Nun benötige ich natürlich nicht zwangsläufig mein Handy, um mich zu beschäftigen. Ich habe immer ein paar Zeitschriften auf dem Badewannenrand liegen, die gelesen werden können. Diese Zeitschriften werden nur weggeräumt, wenn geduscht wird. Um sie vor Feuchtigkeit zu schützen. Die Größe des Badezimmers lässt es leider nicht zu, einen anderen Platz für Zeitschriften einzurichten. Ist aber normalerweise auch kein Problem. Vor dem Duschen bringt man die Zeitschriften weg, nach dem Duschen legt man sie wieder an ihren Platz. Das klappt zumindest bei disziplinierten Menschen mit einem gewissen Ordnungssinn ganz gut. Mein Ordnungssinn ist als kleines Kind leider mal in einen großen Kessel voller Zaubertrank gefallen. Seit diesem Zeitpunkt lebt es in Form eines dicken Kindes in der Nachbarschaft, guckt durch sein Kinderzimmerfenster in meine Wohnung und zeigt mir den Mittelfinger. Um es kurz zu machen: Ich hatte nach dem letzten Duschvorgang die Zeitungen natürlich nicht zurückgelegt.

Ich begann abzuschätzen, wie viel Zeit ich noch hatte, bevor ich mich untenrum einsauen würde. Zwar wurden um das Pommesaustrittsloch bereits Warndreiecke aufgestellt, bis zum Schlimmsten hatte ich aber gefühlt noch etwas Zeit. Also verließ ich das Badezimmer wieder, um meinen 3DS zu holen.

Schon als junges Kind begann ich damit, auf der Toilette mit tragbaren Videospielkonsolen zu hantieren. Das hat mit alten LCD-Spielen angefangen, wurde nach dem Erhalt eines Gameboys zur Lebensphilosophie und ist auch heute noch aktuell. Der 3DS lag auf dem Schreibtisch im Arbeitszimmer (Es handelt sich hier schließlich um ein Arbeitszimmer und ich muss nicht immer innerlich lachen, wenn ich es so nenne.), ich schnappte ihn mir, ging ins Bad, befreite mich von all den Hosen, die man als angesehener Menschenbürger so an sich trägt, setzte mich hin und stellte fest, dass die Batterien des Geräts leer waren. Panik. Ich hatte gerade den Ausscheidungsprozess eingeleitet. Schnell legte ich einen Notstopp ein und machte die Schotten dicht.

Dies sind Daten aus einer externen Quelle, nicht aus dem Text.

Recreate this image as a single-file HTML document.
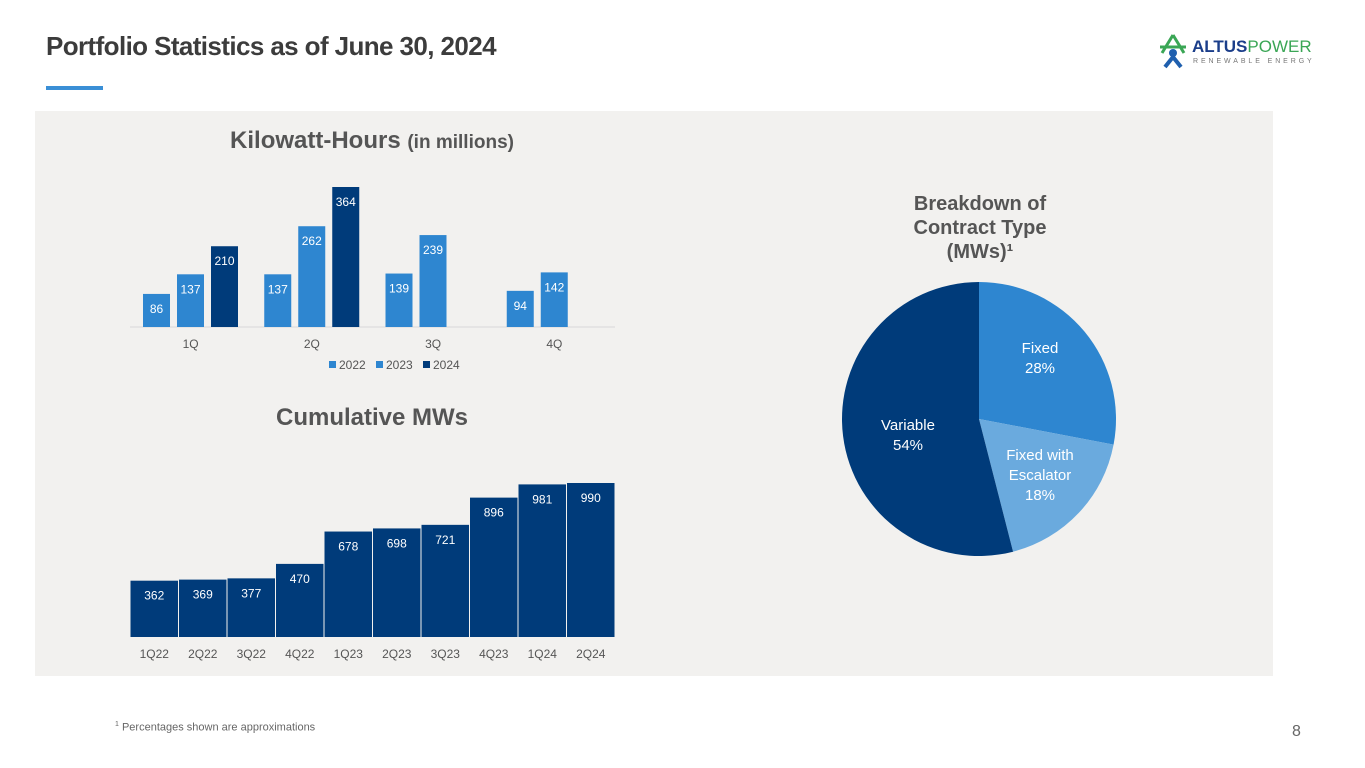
<!DOCTYPE html>
<html><head><meta charset="utf-8"><style>
body{margin:0;width:1365px;height:768px;background:#fff;font-family:"Liberation Sans",sans-serif;position:relative;overflow:hidden}
.t{position:absolute;white-space:nowrap}
</style></head><body>
<div class="t" style="left:46px;top:31px;font-size:26px;font-weight:bold;color:#3c3c3c;letter-spacing:-0.6px">Portfolio Statistics as of June 30, 2024</div>
<div class="t" style="left:46px;top:86px;width:57px;height:4px;background:#3a8fd6"></div>
<div class="t" style="left:1158px;top:33px;width:160px;height:40px">
<svg width="30" height="36" style="position:absolute;left:0;top:0"><path d="M15 2 L4 20 M15 2 L26 20 M2 14 L28 14" stroke="#3aa655" stroke-width="3" fill="none"/><circle cx="15" cy="20" r="4" fill="#1f5fae"/><path d="M7 34 L15 24 L23 34" stroke="#1f5fae" stroke-width="4" fill="none"/></svg>
<div class="t" style="left:34px;top:4px;font-size:17px;font-weight:bold;color:#1b3e8a">ALTUS<span style="font-weight:normal;color:#3aa655">POWER</span></div>
<div class="t" style="left:35px;top:25px;font-size:7px;letter-spacing:2.9px;color:#777">RENEWABLE ENERGY</div>
</div>
<div class="t" style="left:35px;top:111px;width:1238px;height:565px;background:#f2f1ef"></div>
<svg class="t" style="left:0;top:0" width="1365" height="768" id="svg"></svg>
<div class="t" style="left:115px;top:721px;font-size:11px;color:#666"><sup style="font-size:7px">1</sup> Percentages shown are approximations</div>
<div class="t" style="left:1292px;top:723px;font-size:16px;color:#666">8</div>
<script>
const quarters=["1Q","2Q","3Q","4Q"];
const years=["2022","2023","2024"];
const kwh2022=[86,137,139,94];
const kwh2023=[137,262,239,142];
const kwh2024=[210,364,null,null];
const mwCats=["1Q22","2Q22","3Q22","4Q22","1Q23","2Q23","3Q23","4Q23","1Q24","2Q24"];
const mwVals=[362,369,377,470,678,698,721,896,981,990];
const pieLabels=[["Fixed","28%"],["Fixed with","Escalator","18%"],["Variable","54%"]];
const pieVals=[28,18,54];

const NS="http://www.w3.org/2000/svg",svg=document.getElementById('svg');
function mk(tag,a,txt){const e=document.createElementNS(NS,tag);for(const k in a)e.setAttribute(k,a[k]);if(txt!=null)e.textContent=txt;svg.appendChild(e);return e;}
const F='"Liberation Sans",sans-serif';
let e=mk('text',{x:372,y:148,'text-anchor':'middle','font-family':F,'font-size':24,'font-weight':'bold',fill:'#555'});

e.innerHTML='Kilowatt-Hours <tspan font-size="19">(in millions)</tspan>';
e=mk('text',{x:372,y:425,'text-anchor':'middle','font-family':F,'font-size':24,'font-weight':'bold',fill:'#555'},'Cumulative MWs');

['Breakdown of','Contract Type','(MWs)¹'].forEach((s,i)=>{e=mk('text',{x:980,y:210+i*24,'text-anchor':'middle','font-family':F,'font-size':20,'font-weight':'bold',fill:'#555'},s);
});

const kx0=130,kx1=615,kBase=327,kScale=140/364,gW=(kx1-kx0)/4;
const kCols=['#2e86d0','#2e86d0','#003b7a'];
const ky=v=>kBase-v*kScale;
mk('line',{x1:kx0,x2:kx1,y1:kBase,y2:kBase,stroke:'#d8d8d8'});
const series=[kwh2022,kwh2023,kwh2024];
quarters.forEach((q,i)=>{
 const gx=kx0+i*gW;
 e=mk('text',{x:gx+gW/2,y:348,'text-anchor':'middle','font-family':F,'font-size':12,fill:'#555'},q);
 
 series.forEach((s,j)=>{
  const v=s[i];if(v==null)return;
  const x=gx+13+j*34;
  const r=mk('rect',{x:x,y:ky(v),width:27,height:v*kScale,fill:kCols[j]});
  
  const t=mk('text',{x:x+13.5,y:ky(v)+19,'text-anchor':'middle','font-family':F,'font-size':12,fill:'#fff'},v);
  
 });
});
years.forEach((y,j)=>{
 const x=329+j*47;
 const r=mk('rect',{x:x,y:361,width:7,height:7,fill:kCols[j]});
 
 const t=mk('text',{x:x+10,y:369,'font-family':F,'font-size':12,fill:'#555'},y);
 
});

const mx0=130,mx1=615,mBase=637,mScale=154/990,bw=(mx1-mx0)/mwCats.length;
mwCats.forEach((c,i)=>{
 const v=mwVals[i],x=mx0+i*bw,h=v*mScale;
 const r=mk('rect',{x:x+0.5,y:mBase-h,width:bw-1,height:h,fill:'#003b7a'});
 
 const t=mk('text',{x:x+bw/2,y:mBase-h+19,'text-anchor':'middle','font-family':F,'font-size':12,fill:'#fff'},v);
 
 const l=mk('text',{x:x+bw/2,y:658,'text-anchor':'middle','font-family':F,'font-size':12,fill:'#555'},c);
 
});

const cx=979,cy=419,R=137,pCols=['#2e86d0','#6aaade','#003b7a'];
const tot=pieVals.reduce((a,b)=>a+b,0);let a0=-Math.PI/2;
const labPos=[[1040,358],[1040,475],[908,435]];
pieVals.forEach((v,i)=>{
 const a1=a0+v/tot*2*Math.PI;
 const p=mk('path',{d:`M${cx},${cy} L${cx+R*Math.cos(a0)},${cy+R*Math.sin(a0)} A${R},${R} 0 ${a1-a0>Math.PI?1:0} 1 ${cx+R*Math.cos(a1)},${cy+R*Math.sin(a1)} Z`,fill:pCols[i]});
 
 const lines=pieLabels[i],n=lines.length;
 lines.forEach((s,k)=>{
  const t=mk('text',{x:labPos[i][0],y:labPos[i][1]+(k-(n-1)/2)*20+5,'text-anchor':'middle','font-family':F,'font-size':15,fill:'#fff'},s);
  
 });
 a0=a1;
});
</script>
</body></html>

3DS auf den Boden. Aufstehen. Hosen hoch. Aber auflassen. Keine Zeit für Formalitäten. Pommes auf dem Vormarsch. Zähne und Pobacken zusammenkneifen. Bad verlassen. Wohnzimmer. Zeitschriftenstapel. Kenne ich schon. Kenne ich schon. Interessiert mich gerade nicht. Kenne ich schon. Bücher? Wo ist mein Kindle? Keine Ahnung. Handy? Keine Ahnung. Jemand klopft. Aber nicht an der Haustür. Sondern an meinem Inneren.

“Ja bitte?”
“Ich bin es.”
“Wer?”
“Pommes.”
“Und?”
“Ich müsste dann jetzt.”
“Ich bin gleich da.”
“Es ist dringend.”
“ICH WEISS!”

Muss los. Hose rutscht. Stolpere fast. Hose hoch. Flur. Arbeitszimmer. Kindle? Nein. Handy? Nein. Ladekabel? Nein. Panik? Ja. Stift. Papier. Flur. Bad. Hose. Sitzen. Aufstehen. Andere Hose. Sitzen. Wiedergeburt. Entspannung. Durchatmen. Brief schreiben.

Sehr geehrte Frau Panik,

ich weiß, dass Sie auch nur Ihre Arbeit machen und letztendlich nichts dafür können, dass ich ohne Ablenkungsmöglichkeit nicht mehr auf die Toilette gehen kann.

Dennoch wäre ich Ihnen überaus dankbar, wenn Sie sich aus meinen Privatangelegenheiten heraushalten würden.

Danke.

Mit freundlichen Grüßen,

ein Feind.

Ich habe den Brief bis heute noch nicht losgeschickt. Das liegt an der vor kurzem stattgefundenen Portoerhöhung. Ich habe hier noch einen Haufen 55-Cent-Briefmarken rumfliegen. Sich nun noch einen gleichgroßen Haufen 3-Cent-Briefmarken zu kaufen klingt nicht nach einem Unterfangen, das Spaß macht und mich in meinem Leben weiterbringt.